### Exercise goal
Please write the listing below out again exactly, leaving every picture behind.

### Data segment
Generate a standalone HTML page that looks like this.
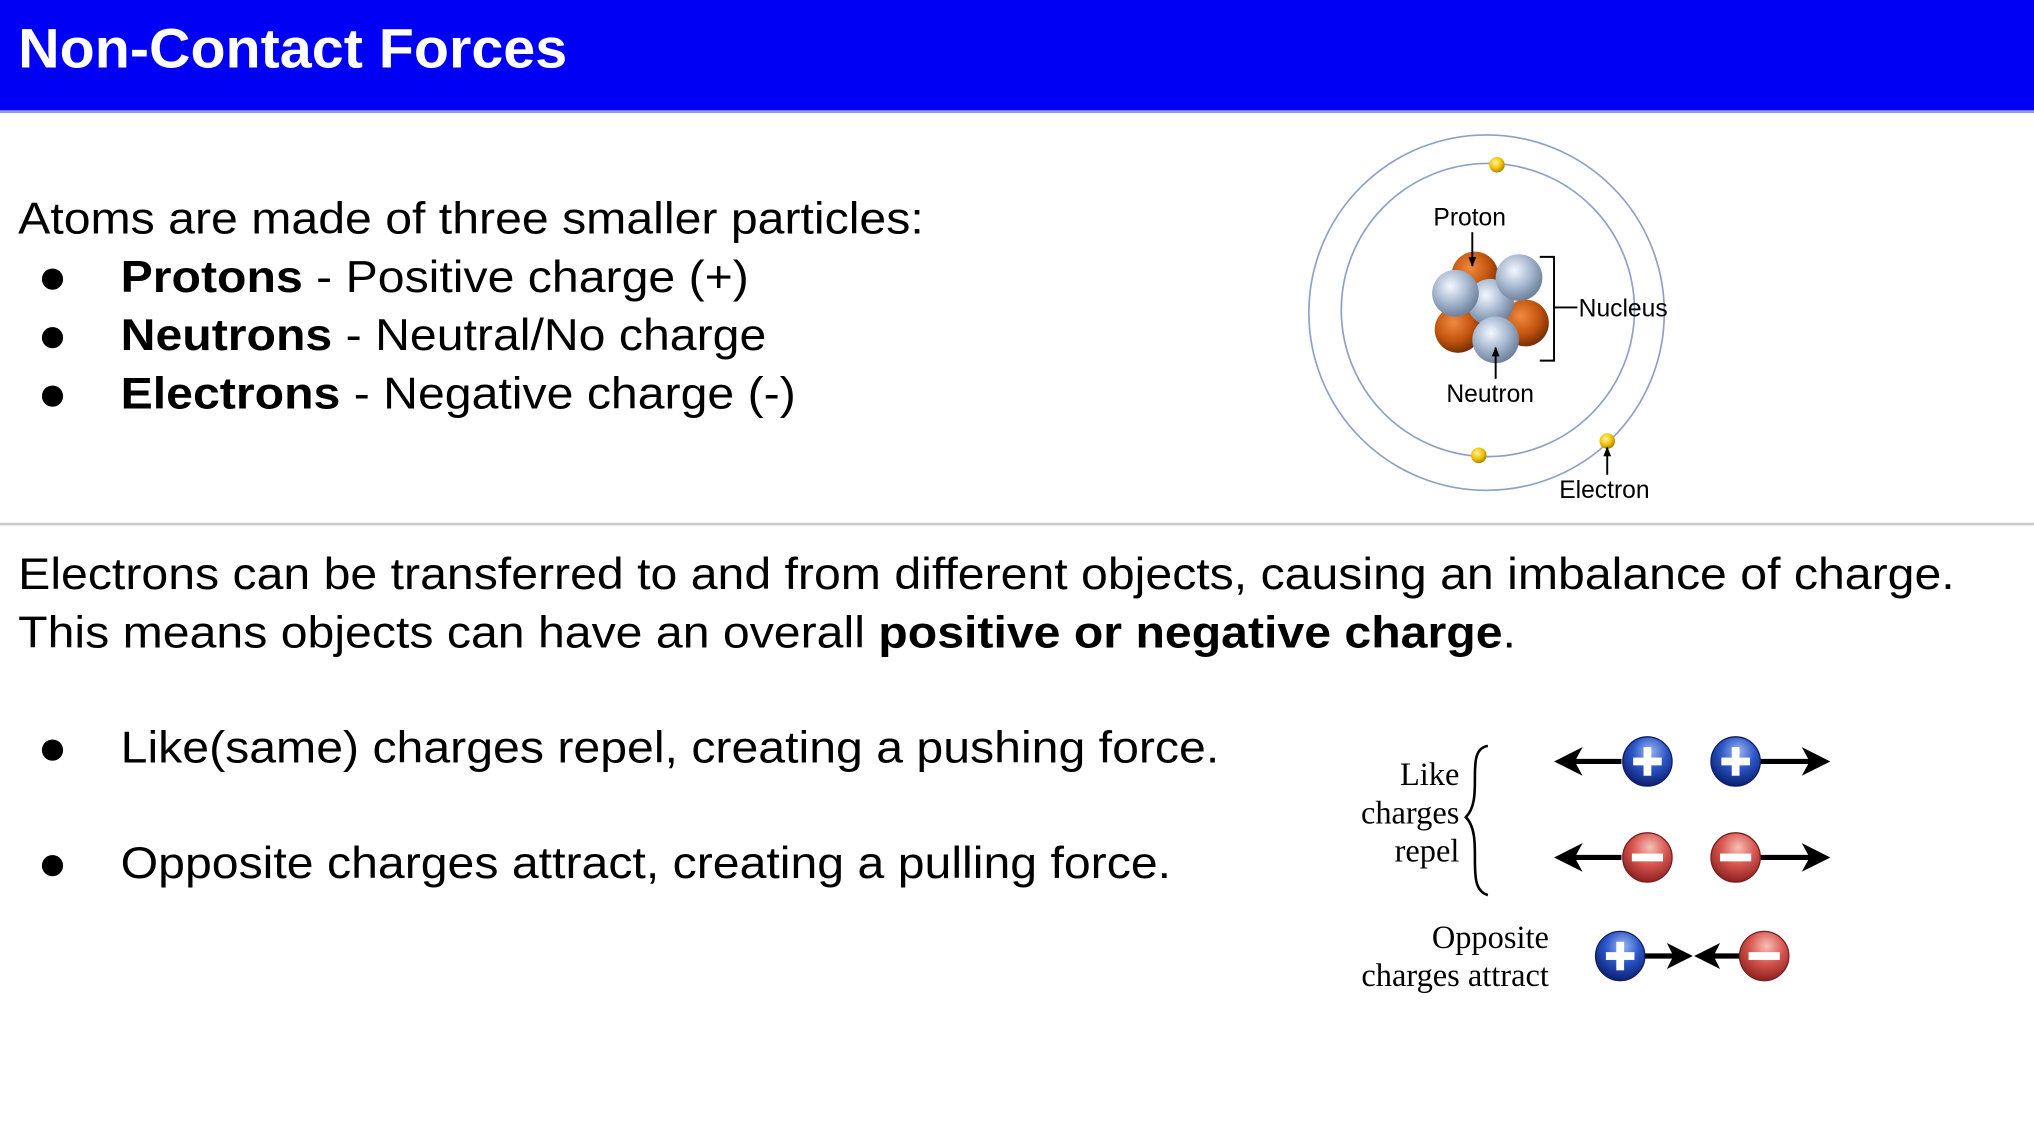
<!DOCTYPE html>
<html><head><meta charset="utf-8"><style>
html,body{margin:0;padding:0;background:#fff;width:2034px;height:1142px;overflow:hidden}
#c{position:absolute;left:0;top:0;width:1568px;height:881px;transform:scale(1.29719);transform-origin:0 0;font-family:"Liberation Sans",Arial,sans-serif;color:#000}
.hd{position:absolute;left:0;top:0;width:1568px;height:85px;background:#0000f5;border-bottom:2px solid #9aa0e8}
.hd span{position:absolute;left:14px;top:14px;font-size:43px;font-weight:bold;color:#fff;transform:scaleX(1.03);transform-origin:0 0}
.t{position:absolute;font-size:34px;white-space:nowrap;line-height:1;transform:scaleX(1.093);transform-origin:0 0}
.b{position:absolute;font-size:38px;left:29px;line-height:1}
</style></head><body><div id="c">
<div class="hd"><span>Non-Contact Forces</span></div>
<div class="t" style="left:14px;top:152px">Atoms are made of three smaller particles:</div>
<div class="b" style="top:195px">●</div><div class="t" style="left:93px;top:197px"><b>Protons</b> - Positive charge (+)</div>
<div class="b" style="top:240px">●</div><div class="t" style="left:93px;top:242px"><b>Neutrons</b> - Neutral/No charge</div>
<div class="b" style="top:285px">●</div><div class="t" style="left:93px;top:287px"><b>Electrons</b> - Negative charge (-)</div>
<div style="position:absolute;left:0;top:403px;width:1568px;height:2px;background:#c8c8c8"></div>
<div class="t" style="left:14px;top:426px">Electrons can be transferred to and from different objects, causing an imbalance of charge.</div>
<div class="t" style="left:14px;top:471px">This means objects can have an overall <b>positive or negative charge</b>.</div>
<div class="b" style="top:558px">●</div><div class="t" style="left:93px;top:560px">Like(same) charges repel, creating a pushing force.</div>
<div class="b" style="top:647px">●</div><div class="t" style="left:93px;top:649px">Opposite charges attract, creating a pulling force.</div>
<svg style="position:absolute;left:0;top:0" width="1568" height="881">
<defs>
<radialGradient id="bl" cx="0.4" cy="0.35" r="0.65"><stop offset="0" stop-color="#f4f8ff"/><stop offset="0.5" stop-color="#aebfd6"/><stop offset="1" stop-color="#6f819c"/></radialGradient>
<radialGradient id="or" cx="0.4" cy="0.35" r="0.65"><stop offset="0" stop-color="#f08a40"/><stop offset="0.6" stop-color="#c4560f"/><stop offset="1" stop-color="#7a3006"/></radialGradient>
<radialGradient id="ye" cx="0.4" cy="0.35" r="0.65"><stop offset="0" stop-color="#fff4a0"/><stop offset="0.6" stop-color="#f2c200"/><stop offset="1" stop-color="#b08400"/></radialGradient>
<radialGradient id="pb" cx="0.55" cy="0.3" r="0.7"><stop offset="0" stop-color="#9fb8f0"/><stop offset="0.5" stop-color="#2a55c8"/><stop offset="1" stop-color="#0c1f70"/></radialGradient>
<radialGradient id="pr" cx="0.55" cy="0.3" r="0.7"><stop offset="0" stop-color="#f6c0b8"/><stop offset="0.5" stop-color="#d8564f"/><stop offset="1" stop-color="#8c2220"/></radialGradient>
<marker id="ah" viewBox="0 0 10 10" refX="9" refY="5" markerWidth="5" markerHeight="5" orient="auto"><path d="M0,1 L10,5 L0,9 z" fill="#000"/></marker>
</defs>
<g fill="none" stroke="#8fa0c8" stroke-width="1.3">
<circle cx="1146" cy="241" r="137"/><circle cx="1147" cy="239" r="113"/></g>
<circle cx="1154" cy="127" r="6" fill="url(#ye)"/><circle cx="1140" cy="351" r="6" fill="url(#ye)"/><circle cx="1239" cy="340" r="6" fill="url(#ye)"/>
<circle cx="1137" cy="212" r="18" fill="url(#or)"/>
<circle cx="1176" cy="249" r="18" fill="url(#or)"/>
<circle cx="1124" cy="254" r="18" fill="url(#or)"/>
<circle cx="1149" cy="233" r="18" fill="url(#bl)"/>
<circle cx="1171" cy="214" r="18" fill="url(#bl)"/>
<circle cx="1122" cy="226" r="18" fill="url(#bl)"/>
<circle cx="1153" cy="262" r="18" fill="url(#bl)"/>
<g stroke="#000" stroke-width="1.5" fill="none">
<path d="M1187,198 H1198 V278 H1187 M1198,237 H1216"/>
<line x1="1135" y1="179" x2="1135" y2="205" marker-end="url(#ah)"/>
<line x1="1153" y1="292" x2="1153" y2="268" marker-end="url(#ah)"/>
<line x1="1239" y1="366" x2="1239" y2="345" marker-end="url(#ah)"/>
</g>
<g font-family="Liberation Sans,sans-serif" font-size="19" fill="#000">
<text x="1105" y="174">Proton</text><text x="1217" y="244">Nucleus</text>
<text x="1115" y="310">Neutron</text><text x="1202" y="384">Electron</text></g>
<g font-family="Liberation Serif,serif" font-size="25" fill="#000" text-anchor="end">
<text x="1125" y="605">Like</text><text x="1125" y="635">charges</text><text x="1125" y="664">repel</text>
<text x="1194" y="731">Opposite</text><text x="1194" y="760">charges attract</text></g>
<path d="M1147,575 C1128,578 1145,615 1130,630 C1145,645 1128,685 1147,690" fill="none" stroke="#000" stroke-width="2"/>
<g stroke="#000" stroke-width="4">
<line x1="1250" y1="587" x2="1212" y2="587"/><line x1="1357" y1="587" x2="1398" y2="587"/>
<line x1="1250" y1="661" x2="1212" y2="661"/><line x1="1357" y1="661" x2="1398" y2="661"/>
<line x1="1268" y1="737" x2="1292" y2="737"/><line x1="1341" y1="737" x2="1318" y2="737"/></g>
<g fill="#000">
<path d="M1198,587 L1220,576 L1214,587 L1220,598 z"/><path d="M1411,587 L1389,576 L1395,587 L1389,598 z"/>
<path d="M1198,661 L1220,650 L1214,661 L1220,672 z"/><path d="M1411,661 L1389,650 L1395,661 L1389,672 z"/>
<path d="M1305,737 L1285,727 L1290,737 L1285,747 z"/><path d="M1306,737 L1326,727 L1321,737 L1326,747 z"/></g>
<circle cx="1270" cy="587" r="19" fill="url(#pb)" stroke="#102060"/><circle cx="1338" cy="587" r="19" fill="url(#pb)" stroke="#102060"/>
<circle cx="1270" cy="661" r="19" fill="url(#pr)" stroke="#7a2020"/><circle cx="1338" cy="661" r="19" fill="url(#pr)" stroke="#7a2020"/>
<circle cx="1249" cy="737" r="19" fill="url(#pb)" stroke="#102060"/><circle cx="1360" cy="737" r="19" fill="url(#pr)" stroke="#7a2020"/>
<g fill="#fff">
<rect x="1259" y="584" width="22" height="6"/><rect x="1267" y="576" width="6" height="22"/>
<rect x="1327" y="584" width="22" height="6"/><rect x="1335" y="576" width="6" height="22"/>
<rect x="1238" y="734" width="22" height="6"/><rect x="1246" y="726" width="6" height="22"/>
<rect x="1258" y="658" width="24" height="6"/><rect x="1326" y="658" width="24" height="6"/><rect x="1348" y="734" width="24" height="6"/></g>
</svg>
</div></body></html>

### Answer to this task
Generate a standalone HTML page that looks like this.
<!DOCTYPE html>
<html><head><meta charset="utf-8"><style>
html,body{margin:0;padding:0;background:#fff;width:2034px;height:1142px;overflow:hidden}
#c{position:absolute;left:0;top:0;width:1568px;height:881px;transform:scale(1.29719);transform-origin:0 0;font-family:"Liberation Sans",Arial,sans-serif;color:#000}
.hd{position:absolute;left:0;top:0;width:1568px;height:85px;background:#0000f5;border-bottom:2px solid #9aa0e8}
.hd span{position:absolute;left:14px;top:14px;font-size:43px;font-weight:bold;color:#fff;transform:scaleX(1.03);transform-origin:0 0}
.t{position:absolute;font-size:34px;white-space:nowrap;line-height:1;transform:scaleX(1.093);transform-origin:0 0}
.b{position:absolute;font-size:38px;left:29px;line-height:1}
</style></head><body><div id="c">
<div class="hd"><span>Non-Contact Forces</span></div>
<div class="t" style="left:14px;top:152px">Atoms are made of three smaller particles:</div>
<div class="b" style="top:195px">●</div><div class="t" style="left:93px;top:197px"><b>Protons</b> - Positive charge (+)</div>
<div class="b" style="top:240px">●</div><div class="t" style="left:93px;top:242px"><b>Neutrons</b> - Neutral/No charge</div>
<div class="b" style="top:285px">●</div><div class="t" style="left:93px;top:287px"><b>Electrons</b> - Negative charge (-)</div>
<div style="position:absolute;left:0;top:403px;width:1568px;height:2px;background:#c8c8c8"></div>
<div class="t" style="left:14px;top:426px">Electrons can be transferred to and from different objects, causing an imbalance of charge.</div>
<div class="t" style="left:14px;top:471px">This means objects can have an overall <b>positive or negative charge</b>.</div>
<div class="b" style="top:558px">●</div><div class="t" style="left:93px;top:560px">Like(same) charges repel, creating a pushing force.</div>
<div class="b" style="top:647px">●</div><div class="t" style="left:93px;top:649px">Opposite charges attract, creating a pulling force.</div>
<svg style="position:absolute;left:0;top:0" width="1568" height="881">
<defs>
<radialGradient id="bl" cx="0.4" cy="0.35" r="0.65"><stop offset="0" stop-color="#f4f8ff"/><stop offset="0.5" stop-color="#aebfd6"/><stop offset="1" stop-color="#6f819c"/></radialGradient>
<radialGradient id="or" cx="0.4" cy="0.35" r="0.65"><stop offset="0" stop-color="#f08a40"/><stop offset="0.6" stop-color="#c4560f"/><stop offset="1" stop-color="#7a3006"/></radialGradient>
<radialGradient id="ye" cx="0.4" cy="0.35" r="0.65"><stop offset="0" stop-color="#fff4a0"/><stop offset="0.6" stop-color="#f2c200"/><stop offset="1" stop-color="#b08400"/></radialGradient>
<radialGradient id="pb" cx="0.55" cy="0.3" r="0.7"><stop offset="0" stop-color="#9fb8f0"/><stop offset="0.5" stop-color="#2a55c8"/><stop offset="1" stop-color="#0c1f70"/></radialGradient>
<radialGradient id="pr" cx="0.55" cy="0.3" r="0.7"><stop offset="0" stop-color="#f6c0b8"/><stop offset="0.5" stop-color="#d8564f"/><stop offset="1" stop-color="#8c2220"/></radialGradient>
<marker id="ah" viewBox="0 0 10 10" refX="9" refY="5" markerWidth="5" markerHeight="5" orient="auto"><path d="M0,1 L10,5 L0,9 z" fill="#000"/></marker>
</defs>
<g fill="none" stroke="#8fa0c8" stroke-width="1.3">
<circle cx="1146" cy="241" r="137"/><circle cx="1147" cy="239" r="113"/></g>
<circle cx="1154" cy="127" r="6" fill="url(#ye)"/><circle cx="1140" cy="351" r="6" fill="url(#ye)"/><circle cx="1239" cy="340" r="6" fill="url(#ye)"/>
<circle cx="1137" cy="212" r="18" fill="url(#or)"/>
<circle cx="1176" cy="249" r="18" fill="url(#or)"/>
<circle cx="1124" cy="254" r="18" fill="url(#or)"/>
<circle cx="1149" cy="233" r="18" fill="url(#bl)"/>
<circle cx="1171" cy="214" r="18" fill="url(#bl)"/>
<circle cx="1122" cy="226" r="18" fill="url(#bl)"/>
<circle cx="1153" cy="262" r="18" fill="url(#bl)"/>
<g stroke="#000" stroke-width="1.5" fill="none">
<path d="M1187,198 H1198 V278 H1187 M1198,237 H1216"/>
<line x1="1135" y1="179" x2="1135" y2="205" marker-end="url(#ah)"/>
<line x1="1153" y1="292" x2="1153" y2="268" marker-end="url(#ah)"/>
<line x1="1239" y1="366" x2="1239" y2="345" marker-end="url(#ah)"/>
</g>
<g font-family="Liberation Sans,sans-serif" font-size="19" fill="#000">
<text x="1105" y="174">Proton</text><text x="1217" y="244">Nucleus</text>
<text x="1115" y="310">Neutron</text><text x="1202" y="384">Electron</text></g>
<g font-family="Liberation Serif,serif" font-size="25" fill="#000" text-anchor="end">
<text x="1125" y="605">Like</text><text x="1125" y="635">charges</text><text x="1125" y="664">repel</text>
<text x="1194" y="731">Opposite</text><text x="1194" y="760">charges attract</text></g>
<path d="M1147,575 C1128,578 1145,615 1130,630 C1145,645 1128,685 1147,690" fill="none" stroke="#000" stroke-width="2"/>
<g stroke="#000" stroke-width="4">
<line x1="1250" y1="587" x2="1212" y2="587"/><line x1="1357" y1="587" x2="1398" y2="587"/>
<line x1="1250" y1="661" x2="1212" y2="661"/><line x1="1357" y1="661" x2="1398" y2="661"/>
<line x1="1268" y1="737" x2="1292" y2="737"/><line x1="1341" y1="737" x2="1318" y2="737"/></g>
<g fill="#000">
<path d="M1198,587 L1220,576 L1214,587 L1220,598 z"/><path d="M1411,587 L1389,576 L1395,587 L1389,598 z"/>
<path d="M1198,661 L1220,650 L1214,661 L1220,672 z"/><path d="M1411,661 L1389,650 L1395,661 L1389,672 z"/>
<path d="M1305,737 L1285,727 L1290,737 L1285,747 z"/><path d="M1306,737 L1326,727 L1321,737 L1326,747 z"/></g>
<circle cx="1270" cy="587" r="19" fill="url(#pb)" stroke="#102060"/><circle cx="1338" cy="587" r="19" fill="url(#pb)" stroke="#102060"/>
<circle cx="1270" cy="661" r="19" fill="url(#pr)" stroke="#7a2020"/><circle cx="1338" cy="661" r="19" fill="url(#pr)" stroke="#7a2020"/>
<circle cx="1249" cy="737" r="19" fill="url(#pb)" stroke="#102060"/><circle cx="1360" cy="737" r="19" fill="url(#pr)" stroke="#7a2020"/>
<g fill="#fff">
<rect x="1259" y="584" width="22" height="6"/><rect x="1267" y="576" width="6" height="22"/>
<rect x="1327" y="584" width="22" height="6"/><rect x="1335" y="576" width="6" height="22"/>
<rect x="1238" y="734" width="22" height="6"/><rect x="1246" y="726" width="6" height="22"/>
<rect x="1258" y="658" width="24" height="6"/><rect x="1326" y="658" width="24" height="6"/><rect x="1348" y="734" width="24" height="6"/></g>
</svg>
</div></body></html>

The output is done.